FALMOUTH – Descendants of a War of 1812 veteran believe a vacant, ramshackle house that was built earlier this century may be on top of his grave.

But a previous owner says the property, situated on a potentially valuable piece of commercial real estate, has no grave of Capt. William Crabtree or his family.

Crabtree, a Portland merchant and shipbuilder, served as a private during the Revolutionary War and was captain of a brig that captured at least three British ships during the War of 1812.

In 1815, Crabtree retired and moved to a 150-acre farm in west Falmouth. He died in 1843 at age 83 and was buried in a family cemetery. For decades, nobody has been able to find the graveyard.

Greg Poulos of Falmouth, the great-great-great-grandson of Crabtree, has been searching for the cemetery. Five years ago, he was told by an elderly woman named Elsie Conant that it was under her house.

Conant, who has since died, said her husband had built the house in the early 1930s after the family’s old house burned down. The property was part of her father’s dairy farm, which was the former Crabtree farm.
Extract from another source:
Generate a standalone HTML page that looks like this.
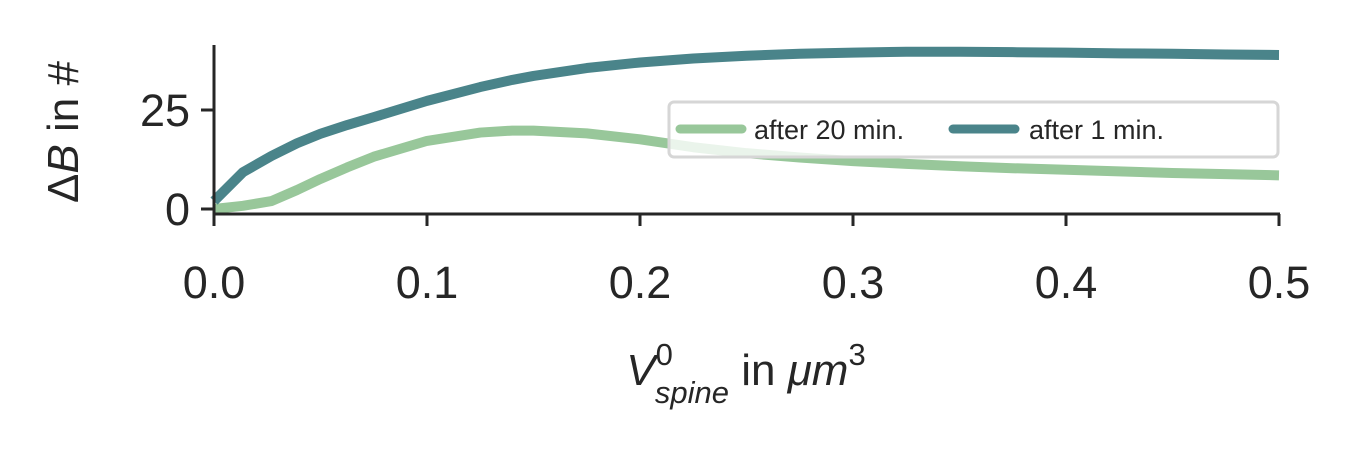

The lot, later owned by Arthur McLeod of Yarmouth, is now owned by David Chase, a Falmouth builder.

Chase said he was flabbergasted to hear graves may be under the small, ramshackle house. He said he doesn’t how to verify the descendants’ claims, but he has no intention of disturbing the dead.

“There are lines I don’t cross in the effort to make money and that is one of them,” Chase said.

McLeod said Chase has nothing to worry about. McLeod said Elsie Conant had told him that the bodies in the cemetery were moved to another location, but he doesn’t know where.

“Nobody is buried under the house,” McLeod said.

State law prohibits construction within 25 feet of a known cemetery, whether the graveyard is properly recorded in the deed. If the burial site is undocumented, the owner who wants to build on it must pay to determine the existence and location of any graves.

Grave site or not, the lot is in a commercially strategic area. It’s near the Maine Turnpike and a new supermarket, and is next door to a parking lot for BankNorth. The property is zoned to allow office and retail use.